Plataformas exibem raridades
Plataformas de streaming voltadas para o cinema autoral oferecem lançamentos semanais, boa parte deles inéditos ou raros no circuito comercial. A Reserva Imovision lança na sexta-feira (25/06) sete títulos do cineasta japonês Hirokazu Koreeda, autor de “Assunto de família” (2018), filme vencedor da Palma de Ouro, em Cannes.
Além desse título, estarão disponíveis “Boneca inflável” (2009), “O que eu mais desejo” (2011), “Pais e filhos” (2013), “Nossa irmã mais nova” (2015), “Depois da tempestade” (2016) e “O terceiro assassinato” (2017).
Em seus filmes, Koreeda aborda fraturas da sociedade japonesa por meio de dramas familiares que tratam de temas como a solidão e a morte.
Também amanhã, a Supo Mungam Plus (supomungamplus.com.br) disponibiliza o francês “Algo acontece” (2018), de Anne Alix, inédito no Brasil.

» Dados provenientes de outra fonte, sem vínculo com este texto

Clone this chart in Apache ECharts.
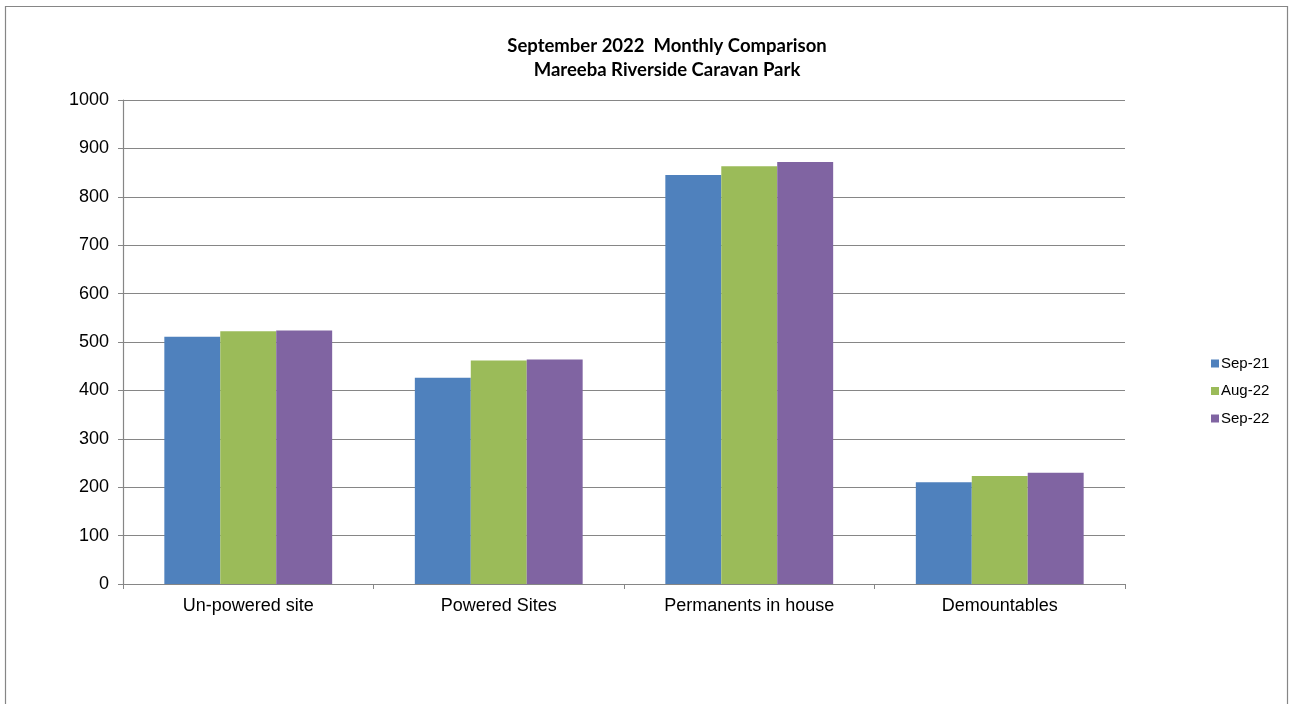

O filme destaca o encontro de Irma, que não acha seu lugar no mundo, com Dolores, mulher livre que escreve um guia de viagem numa região esquecida da Provença.
HUNGRIA
Os outros lançamentos da semana da plataforma integram a grade “Clássicos da Hungria”, que reúne títulos restaurados. “O meu século 20” (1989), da cineasta Ildikó Enyedi, vencedor da Câmera de Ouro do Festival de Cannes, acompanha gêmeas separadas na infância, que se reencontram adultas.Já “Praça Moscou” (2001), de Feren Török, é uma comédia dramática sobre adolescentes que vivem seu cotidiano alheios ao ano de 1989, quando a Hungria rompeu a Cortina de Ferro, abrindo-se para o Ocidente.